Third, the statistical model with a quadratic term of time might not be able to fully explain the convex trend of tobacco retailer density in Massachusetts. However, the consistent results from the confirmatory analysis suggest that the results of the modeling approach are correct. Fourth, tobacco retailer density in this study was measured at the city level, which is a larger geographic unit than neighborhoods or census tracts. The optimal geographic unit to examine density effects varies in different study settings. In this study, a smaller geographic unit may be too small for analysis, because the laws are implemented at the city level and the number of pharmacies within a neighborhood or a census tract is limited. Fifth, although we controlled for several local tobacco control policies, there might be unmeasured policies that were implemented at or around the time a city enacted the tobacco-free pharmacy laws. This might limit the ability to distinguish the effect of tobacco-free pharmacy laws on reducing tobacco retailer density from other related policies.
There might also be other potential confounders we did not account for. For example, it is possible that the effect of tobacco-free pharmacy laws is magnified because the case cities are more likely to have big box stores with pharmacies, which are also affected by the sales ban. Because the demographic data at city-level were not available quarterly or yearly, the demographic factors included in the model were not time dependent. There might be residual confounding on the change of demographics over time. In addition, merely controlling for the unemployment rate at the city level in the model may not fully account for the economic circumstance, such as the recession from 2008 to 2010, as well as the variation in socioeconomic status, such as household income and educational level.

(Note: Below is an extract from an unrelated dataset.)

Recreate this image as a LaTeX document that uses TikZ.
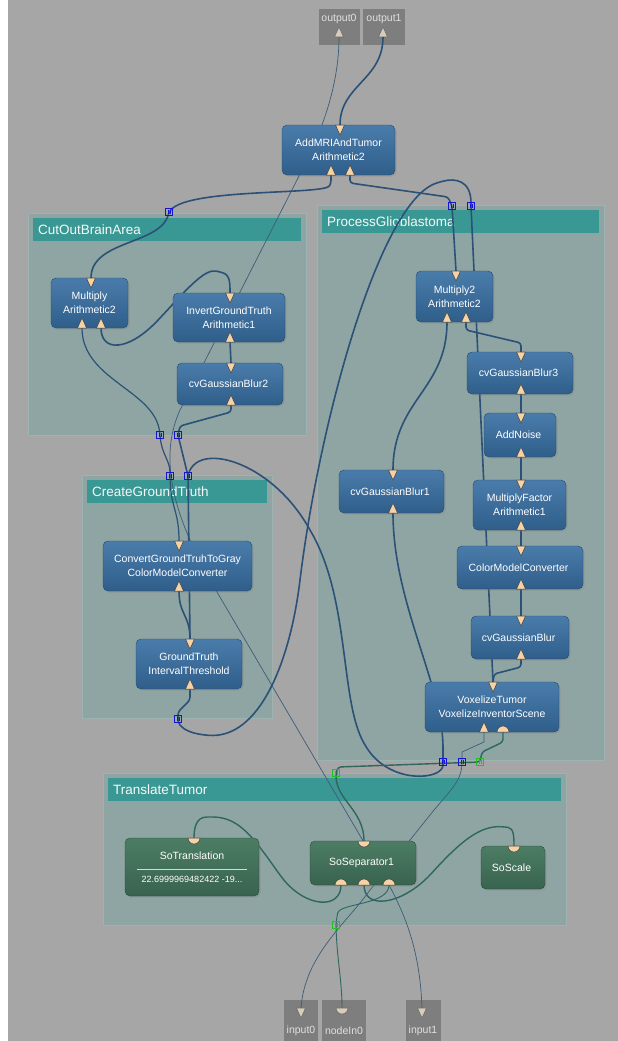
\documentclass[tikz,border=0pt]{standalone}
\usepackage{fontspec}
\setmainfont{Liberation Sans}
\usetikzlibrary{
    positioning,
    shadows
}

\definecolor{canvasgray}{HTML}{A6A6A6}
\definecolor{panelfill}{HTML}{8FA5A3}
\definecolor{paneledge}{HTML}{9DB3B1}
\definecolor{headerteal}{HTML}{3A9894}
\definecolor{moduletop}{HTML}{4A7CAB}
\definecolor{modulebottom}{HTML}{2F5E8A}
\definecolor{moduleedge}{HTML}{24486C}
\definecolor{inventortop}{HTML}{4C7D64}
\definecolor{inventorbottom}{HTML}{39634F}
\definecolor{inventoredge}{HTML}{2A4A3A}
\definecolor{pinfill}{HTML}{F6D3A6}
\definecolor{macropinfill}{HTML}{D8CDBB}
\definecolor{imageline}{HTML}{2B5177}
\definecolor{thinline}{HTML}{3B5D78}
\definecolor{sceneline}{HTML}{2E675F}
\definecolor{macrobox}{HTML}{7E7E7E}
\definecolor{portblue}{HTML}{1414D2}
\definecolor{portgreen}{HTML}{22C022}

\newcommand{\modulefont}{\fontsize{10.5}{14}\selectfont}

\begin{document}
\begin{tikzpicture}[
    x=1pt,
    y=-1pt,
    panel/.style={
        rectangle,
        draw=paneledge,
        fill=panelfill,
        anchor=north west,
        inner sep=0pt
    },
    header/.style={
        rectangle,
        fill=headerteal,
        anchor=north west,
        inner sep=0pt,
        minimum height=23pt
    },
    grouptitle/.style={
        anchor=west,
        text=white!94!headerteal,
        font=\fontsize{13.5}{15}\selectfont,
        inner sep=0pt
    },
    module/.style={
        rectangle,
        rounded corners=5pt,
        draw=moduleedge,
        top color=moduletop,
        bottom color=modulebottom,
        text=white,
        align=center,
        font=\modulefont,
        inner sep=0pt,
        drop shadow={shadow xshift=1.5pt, shadow yshift=-1.5pt, opacity=0.3}
    },
    inventor/.style={
        module,
        draw=inventoredge,
        top color=inventortop,
        bottom color=inventorbottom
    },
    macro/.style={
        rectangle,
        fill=macrobox,
        anchor=north west,
        inner sep=0pt
    },
    macrolabel/.style={
        text=white!88!black,
        font=\modulefont,
        inner sep=0pt
    },
    imgwire/.style={
        draw=imageline,
        line width=1.6pt,
        rounded corners=3pt
    },
    thinwire/.style={
        draw=thinline,
        line width=0.7pt
    },
    scenewire/.style={
        draw=sceneline,
        line width=1.4pt,
        rounded corners=3pt
    },
    pin/.style={
        fill=pinfill,
        draw=black!75,
        line width=0.5pt
    },
    macropin/.style={
        fill=macropinfill,
        draw=black!60,
        line width=0.5pt
    },
    portbox/.style={
        draw=portblue,
        line width=1pt
    },
    scenebox/.style={
        draw=portgreen,
        line width=1pt
    }
]

\useasboundingbox (0,0) rectangle (618,1041);
\fill[canvasgray] (0,0) rectangle (618,1041);
\fill[white] (0,0) rectangle (8,1041);

% groups

\node[panel, minimum width=278pt, minimum height=222pt] (cutoutpanel) at (28,213) {};
\node[header, minimum width=268pt] (cutouthead) at (33,218) {};
\node[grouptitle] (cutouttitle) at ([xshift=5pt]cutouthead.west) {CutOutBrainArea};

\node[panel, minimum width=287pt, minimum height=555pt] (glioblastomapanel) at (317,205) {};
\node[header, minimum width=277pt] (glioblastomahead) at (322,210) {};
\node[grouptitle] (glioblastomatitle) at ([xshift=5pt]glioblastomahead.west) {ProcessGlioblastoma};

\node[panel, minimum width=190pt, minimum height=243pt] (groundtruthpanel) at (82,475) {};
\node[header, minimum width=180pt] (groundtruthhead) at (87,480) {};
\node[grouptitle] (groundtruthtitle) at ([xshift=5pt]groundtruthhead.west) {CreateGroundTruth};

\node[panel, minimum width=463pt, minimum height=152pt] (translatepanel) at (103,773) {};
\node[header, minimum width=453pt] (translatehead) at (108,778) {};
\node[grouptitle] (translatetitle) at ([xshift=5pt]translatehead.west) {TranslateTumor};

% macro inputs and outputs

\node[macro, minimum width=41pt, minimum height=36pt] (output0) at (319,9) {};
\node[macro, minimum width=42pt, minimum height=36pt] (output1) at (363,9) {};
\node[macro, minimum width=34pt, minimum height=41pt] (input0) at (284,1000) {};
\node[macro, minimum width=44pt, minimum height=41pt] (nodein0) at (322,1000) {};
\node[macro, minimum width=35pt, minimum height=41pt] (input1) at (406,1000) {};

% pins

\coordinate (out0-in) at (339,37);
\coordinate (out1-in) at (383,37);
\coordinate (in0-out) at (301,1008);
\coordinate (nodein0-out) at (342,1008);
\coordinate (in1-out) at (422,1008);

\coordinate (addmri-out) at (340,125);
\coordinate (addmri-in1) at (331,175);
\coordinate (addmri-in2) at (350,175);
\coordinate (multiply-out) at (91,278);
\coordinate (multiply-in1) at (82,328);
\coordinate (multiply-in2) at (101,328);
\coordinate (invert-out) at (230,293);
\coordinate (invert-in) at (230,342);
\coordinate (blur2-out) at (231,363);
\coordinate (blur2-in) at (231,405);
\coordinate (multiply2-out) at (456,271);
\coordinate (multiply2-in1) at (447,322);
\coordinate (multiply2-in2) at (466,322);
\coordinate (blur3-out) at (521,352);
\coordinate (blur3-in) at (521,394);
\coordinate (noise-out) at (521,413);
\coordinate (noise-in) at (521,457);
\coordinate (blur1-out) at (393,470);
\coordinate (blur1-in) at (393,513);
\coordinate (factor-out) at (521,480);
\coordinate (factor-in) at (521,530);
\coordinate (converter-out) at (521,546);
\coordinate (converter-in) at (521,589);
\coordinate (blur-out) at (521,616);
\coordinate (blur-in) at (521,659);
\coordinate (voxelize-out) at (493,682);
\coordinate (voxelize-in) at (484,732);
\coordinate (voxelize-scene) at (503,732);
\coordinate (convert-out) at (179,541);
\coordinate (convert-in) at (179,591);
\coordinate (threshold-out) at (190,639);
\coordinate (threshold-in) at (190,689);
\coordinate (translation-out) at (194,838);
\coordinate (separator-out) at (364,841);
\coordinate (separator-in1) at (341,885);
\coordinate (separator-in2) at (364,885);
\coordinate (separator-in3) at (389,885);
\coordinate (scale-out) at (514,846);

% group ports

\coordinate (cut-top) at (169,212);
\coordinate (cut-low1) at (160,435);
\coordinate (cut-low2) at (178,435);
\coordinate (gt-top1) at (170,476);
\coordinate (gt-top2) at (188,476);
\coordinate (gt-low) at (178,719);
\coordinate (pg-top1) at (452,206);
\coordinate (pg-top2) at (471,206);
\coordinate (pg-low1) at (443,762);
\coordinate (pg-low2) at (462,762);
\coordinate (pg-low3) at (480,762);
\coordinate (tt-top) at (336,773);
\coordinate (tt-low) at (336,925);

% wires between the groups

\draw[imgwire] (out1-in) .. controls (383,80) and (340,85) .. (addmri-out);

\draw[thinwire] (in1-out) .. controls (420,950) and (405,915) .. (389,885)
    -- (217,592) .. controls (180,529) and (155,465) .. (180,410)
    -- (298,178) .. controls (310,154) and (339,100) .. (out0-in);

\draw[imgwire] (addmri-in1) -- ++(0,8)
    .. controls (325,195) and (190,188) .. (cut-top)
    .. controls (160,245) and (91,240) .. (multiply-out);

\draw[imgwire] (addmri-in2) -- ++(0,8) -- (448,197) -- (pg-top1) -- (multiply2-out);

\draw[imgwire] (voxelize-out) -- (pg-top2)
    .. controls (471,180) and (455,178) .. (440,182)
    .. controls (380,200) and (320,420) .. (300,580)
    .. controls (290,660) and (260,740) .. (205,735)
    .. controls (190,733) and (178,728) .. (gt-low);

\draw[imgwire] (gt-low) -- ++(0,-7) -- (190,700) -- (threshold-in);

% wires inside ProcessGlioblastoma

\draw[imgwire] (blur3-in) -- (noise-out);
\draw[imgwire] (noise-in) -- (factor-out);
\draw[imgwire] (factor-in) -- (converter-out);
\draw[imgwire] (converter-in) -- (blur-out);
\draw[imgwire] (blur-in) -- ++(0,8) -- (494,674) -- (voxelize-out);
\draw[imgwire] (multiply2-in2) -- ++(0,8) -- (521,343) -- (blur3-out);
\draw[imgwire] (multiply2-in1) .. controls (447,390) and (393,400) .. (blur1-out);

\draw[imgwire] (blur1-in) .. controls (393,600) and (440,680) .. (443,745) -- (pg-low1)
    .. controls (443,780) and (390,785) .. (365,745)
    .. controls (340,700) and (350,600) .. (310,530)
    .. controls (270,460) and (195,440) .. (gt-top2);

% wires inside CutOutBrainArea and CreateGroundTruth

\draw[imgwire] (gt-top2) -- (threshold-out);
\draw[imgwire] (invert-in) -- (blur2-out);
\draw[imgwire] (blur2-in) -- ++(0,7) -- (180,426) -- (cut-low2) -- (gt-top2);

\draw[imgwire] (multiply-in2) .. controls (101,352) and (128,352) .. (160,318)
    .. controls (188,288) and (205,268) .. (220,272)
    .. controls (230,275) and (230,283) .. (invert-out);

\draw[imgwire, line width=1.2pt] (multiply-in1) .. controls (82,380) and (155,390) .. (cut-low1)
    .. controls (162,455) and (170,460) .. (gt-top1)
    .. controls (171,510) and (179,510) .. (convert-out);

\draw[imgwire] (convert-in) .. controls (179,615) and (190,615) .. (threshold-out);

% scene wires

\draw[scenewire] (voxelize-scene) -- ++(0,10) -- (482,752) -- (pg-low3) -- (338,767) -- (tt-top)
    .. controls (336,800) and (364,810) .. (separator-out);

\draw[scenewire] (separator-in1) .. controls (341,910) and (305,908) .. (280,875)
    .. controls (255,840) and (240,817) .. (210,817)
    .. controls (196,817) and (194,828) .. (translation-out);

\draw[scenewire] (separator-in2) .. controls (364,910) and (400,905) .. (430,875)
    .. controls (460,842) and (480,825) .. (505,827)
    .. controls (514,828) and (514,838) .. (scale-out);

\draw[scenewire, line width=0.9pt] (separator-in3) .. controls (389,905) and (340,903) .. (337,916) -- (tt-low)
    .. controls (337,960) and (342,980) .. (nodein0-out);

\draw[thinwire] (in0-out) .. controls (305,955) and (345,925) .. (370,890)
    -- (430,815) .. controls (450,790) and (462,782) .. (pg-low2)
    -- ++(0,-10) -- (484,742) -- (voxelize-in);

% port squares

\foreach \p in {cut-top, cut-low1, cut-low2, gt-top1, gt-top2, gt-low, pg-top1, pg-top2, pg-low1, pg-low2} {
    \draw[portbox] ([shift={(-3.5,-3.5)}]\p) rectangle ++(7,7);
    \draw[portbox, line width=0.4pt] ([shift={(-1.2,-2)}]\p) -- ++(0,4) ([shift={(1.2,-2)}]\p) -- ++(0,4);
}
\foreach \p in {pg-low3, tt-top, tt-low} {
    \draw[scenebox] ([shift={(-3.5,-3.5)}]\p) rectangle ++(7,7);
    \draw[scenebox, line width=0.4pt] ([shift={(-1.2,-2)}]\p) -- ++(0,4) ([shift={(1.2,-2)}]\p) -- ++(0,4);
}

% modules

\node[module, minimum width=113pt, minimum height=50pt] (addmri) at (338.5,150) {
    AddMRIAndTumor\\
    Arithmetic2
};

\node[module, minimum width=77pt, minimum height=50pt] (multiply) at (89.5,303) {
    Multiply\\
    Arithmetic2
};

\node[module, minimum width=112pt, minimum height=49pt] (invertgt) at (229,317.5) {
    InvertGroundTruth\\
    Arithmetic1
};

\node[module, minimum width=106pt, minimum height=42pt] (blur2) at (230,384) {
    cvGaussianBlur2
};

\node[module, minimum width=77pt, minimum height=51pt] (multiply2) at (454.5,296.5) {
    Multiply2\\
    Arithmetic2
};

\node[module, minimum width=106pt, minimum height=42pt] (blur3) at (520,373) {
    cvGaussianBlur3
};

\node[module, minimum width=72pt, minimum height=44pt] (addnoise) at (520,435) {
    AddNoise
};

\node[module, minimum width=105pt, minimum height=43pt] (blur1) at (391.5,491.5) {
    cvGaussianBlur1
};

\node[module, minimum width=93pt, minimum height=50pt] (multiplyfactor) at (519.5,505) {
    MultiplyFactor\\
    Arithmetic1
};

\node[module, minimum width=126pt, minimum height=43pt] (colorconverter) at (520,567.5) {
    ColorModelConverter
};

\node[module, minimum width=98pt, minimum height=43pt] (blur) at (520,637.5) {
    cvGaussianBlur
};

\node[module, minimum width=134pt, minimum height=50pt] (voxelize) at (492,707) {
    VoxelizeTumor\\
    VoxelizeInventorScene
};

\node[module, minimum width=149pt, minimum height=50pt] (convertgt) at (177.5,566) {
    ConvertGroundTruhToGray\\
    ColorModelConverter
};

\node[module, minimum width=106pt, minimum height=50pt] (threshold) at (189,664) {
    GroundTruth\\
    IntervalThreshold
};

\node[inventor, minimum width=134pt, minimum height=58pt] (sotranslation) at (192,867) {
    SoTranslation\\[-3pt]
    \textcolor{white!85!black}{\rule{110pt}{0.8pt}}\\[-2pt]
    {\fontsize{9}{10}\selectfont 22.6999969482422 -19...}
};

\node[inventor, minimum width=106pt, minimum height=44pt] (soseparator) at (363,863) {
    SoSeparator1
};

\node[inventor, minimum width=64pt, minimum height=43pt] (soscale) at (513,867.5) {
    SoScale
};

% pin shapes

\foreach \p in {addmri-out, multiply-out, invert-out, blur2-out, multiply2-out, blur3-out, noise-out, blur1-out, factor-out, converter-out, blur-out, voxelize-out, convert-out, threshold-out}
    \filldraw[pin] (\p) -- ++(-4.5,0) -- ++(4.5,10) -- ++(4.5,-10) -- cycle;

\foreach \p in {addmri-in1, addmri-in2, multiply-in1, multiply-in2, invert-in, blur2-in, multiply2-in1, multiply2-in2, blur3-in, noise-in, blur1-in, factor-in, converter-in, blur-in, voxelize-in, convert-in, threshold-in}
    \filldraw[pin] (\p) -- ++(-4.5,0) -- ++(4.5,-10) -- ++(4.5,10) -- cycle;

\foreach \p in {translation-out, separator-out, scale-out}
    \filldraw[pin] (\p) ++(-6,0) arc[start angle=180, end angle=360, radius=6pt] -- cycle;

\foreach \p in {voxelize-scene, separator-in1, separator-in2, separator-in3}
    \filldraw[pin] (\p) ++(-6,0) arc[start angle=180, end angle=0, radius=6pt] -- cycle;

\foreach \p in {out0-in, out1-in}
    \filldraw[macropin] (\p) -- ++(-4.5,0) -- ++(4.5,-10) -- ++(4.5,10) -- cycle;

\foreach \p in {in0-out, in1-out}
    \filldraw[macropin] (\p) -- ++(-4.5,0) -- ++(4.5,10) -- ++(4.5,-10) -- cycle;

\filldraw[macropin] (nodein0-out) ++(-6,0) arc[start angle=180, end angle=360, radius=6pt] -- cycle;

% macro labels

\node[macrolabel] (output0label) at (339,19) {output0};
\node[macrolabel] (output1label) at (384,19) {output1};
\node[macrolabel] (input0label) at (301,1031) {input0};
\node[macrolabel] (nodein0label) at (344,1031) {nodeIn0};
\node[macrolabel] (input1label) at (423,1031) {input1};

\end{tikzpicture}
\end{document}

In conclusion, this study suggests that tobacco-free pharmacy laws can effectively reduce tobacco retailer density, which may further decrease the accessibility of tobacco products and limit exposure to tobacco displays and advertisements. Future research should further investigate the underlying mechanism of the overall reduction in tobacco retailer density, the impacts of tobacco-free pharmacy laws on the revenues of pharmacies as well as other retailers, the impacts of such laws on illegal sales of tobacco products, and the effect on the prevalence of tobacco use, tobacco purchasing behavior, and smoking initiation and cessation.
HUMAN PARTICIPANT PROTECTION
No protocol approval was necessary because this study did not involve human participants.